4.1.- La sentenza di primo grado, che aveva condannato la Provincia ma respinto la sua domanda di garanzia impropria nei confronti dell’assessore V., non fu dalla Provincia appellata nei confronti di lui. Il V. non fu dunque parte del giudizio di appello, nè di quello di cassazione, essendo passata in giudicato per acquiescenza della Provincia la sentenza del tribunale che aveva statuito sulla relativa domanda.

Non doveva, dunque, certamente partecipare al giudizio di rinvio.

4.2.- Che la Provincia avesse contestato la natura vincolante della convenzione anche nel rapporto interno è mera opinione della ricorrente, in contrasto con quanto ritenuto da questa stessa Corte di cassazione con sentenza n. 838 del 2000, i cui determinanti passaggi sono stati sopra riferiti nella parte espositiva.

4.3. A pagina 14 dell’atto di appello del 30.10 1992 si legge, sul punto, null’altro che questo: “Si aggiunga che il tribunale non ha tenuto conto dell’evidente responsabilità dei funzionari dell’Ifi nella realizzazione del fatto illecito”.

Non è contestato che, nel giudizio di rinvio – come già sopra osservato – la Provincia aveva proposto il motivo di appello relativo alla propria responsabilità contrattuale nei seguenti termini:

“Difetto di legittimazione passiva della Provincia (non essendo opponibile ad essa Provincia la convenzione stipulata dall’Assessore privo di delega)”.

Non risulta, pertanto, che il giudice del rinvio (dunque, d’appello) fosse stato investito, con specifiche argomentazioni, del problema posto col terzo motivo (concorso colposo del creditore), irrilevante essendo che esso fosse stato posto con la comparsa conclusionale del 16.6.2004 (a pagina 9).

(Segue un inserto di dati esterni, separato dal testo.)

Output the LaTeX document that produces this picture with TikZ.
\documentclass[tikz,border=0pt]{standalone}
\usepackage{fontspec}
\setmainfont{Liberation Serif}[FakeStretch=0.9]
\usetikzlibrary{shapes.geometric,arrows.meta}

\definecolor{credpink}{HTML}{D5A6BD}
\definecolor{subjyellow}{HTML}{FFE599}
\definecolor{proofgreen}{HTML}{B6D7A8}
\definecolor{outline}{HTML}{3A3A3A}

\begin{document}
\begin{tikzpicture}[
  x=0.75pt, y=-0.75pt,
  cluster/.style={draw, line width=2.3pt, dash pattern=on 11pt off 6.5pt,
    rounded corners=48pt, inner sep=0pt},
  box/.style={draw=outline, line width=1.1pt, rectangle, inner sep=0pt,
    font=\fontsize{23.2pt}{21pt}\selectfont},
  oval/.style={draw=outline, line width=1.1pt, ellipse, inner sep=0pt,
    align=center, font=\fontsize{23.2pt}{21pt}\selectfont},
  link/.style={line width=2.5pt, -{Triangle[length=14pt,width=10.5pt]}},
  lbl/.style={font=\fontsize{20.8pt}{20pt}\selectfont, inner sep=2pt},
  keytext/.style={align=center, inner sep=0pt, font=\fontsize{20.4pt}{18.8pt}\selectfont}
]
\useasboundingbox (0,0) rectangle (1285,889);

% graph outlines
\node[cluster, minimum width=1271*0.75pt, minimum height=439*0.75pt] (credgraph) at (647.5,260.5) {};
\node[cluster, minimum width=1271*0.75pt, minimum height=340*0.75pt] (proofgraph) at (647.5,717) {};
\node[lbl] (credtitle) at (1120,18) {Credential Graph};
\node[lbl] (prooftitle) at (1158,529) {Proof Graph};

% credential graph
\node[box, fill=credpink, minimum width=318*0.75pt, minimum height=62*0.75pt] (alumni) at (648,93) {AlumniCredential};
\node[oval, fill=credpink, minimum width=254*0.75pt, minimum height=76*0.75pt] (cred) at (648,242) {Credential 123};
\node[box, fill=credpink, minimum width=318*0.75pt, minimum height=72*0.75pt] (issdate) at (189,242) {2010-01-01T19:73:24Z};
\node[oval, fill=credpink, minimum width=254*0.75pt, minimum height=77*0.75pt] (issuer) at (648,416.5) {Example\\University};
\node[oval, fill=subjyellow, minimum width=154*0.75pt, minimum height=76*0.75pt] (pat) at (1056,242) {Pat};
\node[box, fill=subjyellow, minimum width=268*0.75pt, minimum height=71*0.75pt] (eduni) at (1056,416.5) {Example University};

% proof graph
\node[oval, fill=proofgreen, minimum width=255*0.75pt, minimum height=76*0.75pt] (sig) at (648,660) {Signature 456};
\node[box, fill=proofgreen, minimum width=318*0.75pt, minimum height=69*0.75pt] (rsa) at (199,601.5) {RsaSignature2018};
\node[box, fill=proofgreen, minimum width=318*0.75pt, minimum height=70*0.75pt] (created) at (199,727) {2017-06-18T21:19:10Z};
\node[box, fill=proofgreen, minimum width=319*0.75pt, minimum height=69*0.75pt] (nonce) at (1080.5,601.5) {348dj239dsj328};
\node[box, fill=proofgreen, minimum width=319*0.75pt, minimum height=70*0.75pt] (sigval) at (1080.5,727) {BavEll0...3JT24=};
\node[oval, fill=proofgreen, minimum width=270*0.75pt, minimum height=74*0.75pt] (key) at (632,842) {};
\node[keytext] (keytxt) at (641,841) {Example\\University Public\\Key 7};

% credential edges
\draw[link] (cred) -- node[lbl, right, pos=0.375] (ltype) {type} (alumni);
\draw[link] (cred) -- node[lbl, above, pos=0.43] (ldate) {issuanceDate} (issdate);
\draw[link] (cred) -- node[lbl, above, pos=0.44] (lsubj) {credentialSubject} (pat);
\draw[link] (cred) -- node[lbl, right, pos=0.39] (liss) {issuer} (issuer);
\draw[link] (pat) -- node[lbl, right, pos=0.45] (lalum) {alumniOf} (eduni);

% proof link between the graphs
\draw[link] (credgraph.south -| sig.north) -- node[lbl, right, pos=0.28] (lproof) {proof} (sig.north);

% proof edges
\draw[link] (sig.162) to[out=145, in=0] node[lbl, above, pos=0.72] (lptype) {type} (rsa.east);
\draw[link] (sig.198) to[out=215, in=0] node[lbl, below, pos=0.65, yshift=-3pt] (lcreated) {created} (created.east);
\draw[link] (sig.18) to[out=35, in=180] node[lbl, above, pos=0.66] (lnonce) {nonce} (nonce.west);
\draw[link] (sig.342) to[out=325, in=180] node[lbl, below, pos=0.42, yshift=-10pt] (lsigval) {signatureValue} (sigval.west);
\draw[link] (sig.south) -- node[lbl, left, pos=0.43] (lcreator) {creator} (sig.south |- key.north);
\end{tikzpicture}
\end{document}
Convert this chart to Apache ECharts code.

4.4.- Il quarto motivo è manifestamente infondato.

Non è chiarito per quale ragione il danno complessivo si discostasse da quello stimato in L. 1.828.050.000 al perito nominato in sede penale, nè perchè un danno derivante da inadempimento non possa essere della stessa entità di quello che sarebbe derivato dalla violazione dell’obbligo del neminem laedere.

4.5.- In sede di rinvio non possono prodursi documenti che avrebbero potuto essere prodotti prima della sentenza di cassazione.

5.- Il ricorso è respinto.

Le spese seguono la soccombenza.

P.Q.M.

LA CORTE DI CASSAZIONE rigetta il ricorso e condanna la ricorrente Provincia alle spese del giudizio di cassazione, che per ciascuno dei controricorrenti liquida in Euro 10.200,00 di cui Euro 10.000,00 per onorari, oltre alle spese generali ed agli accessori dovuti per legge.

Così deciso in Roma, il 7 luglio 2011.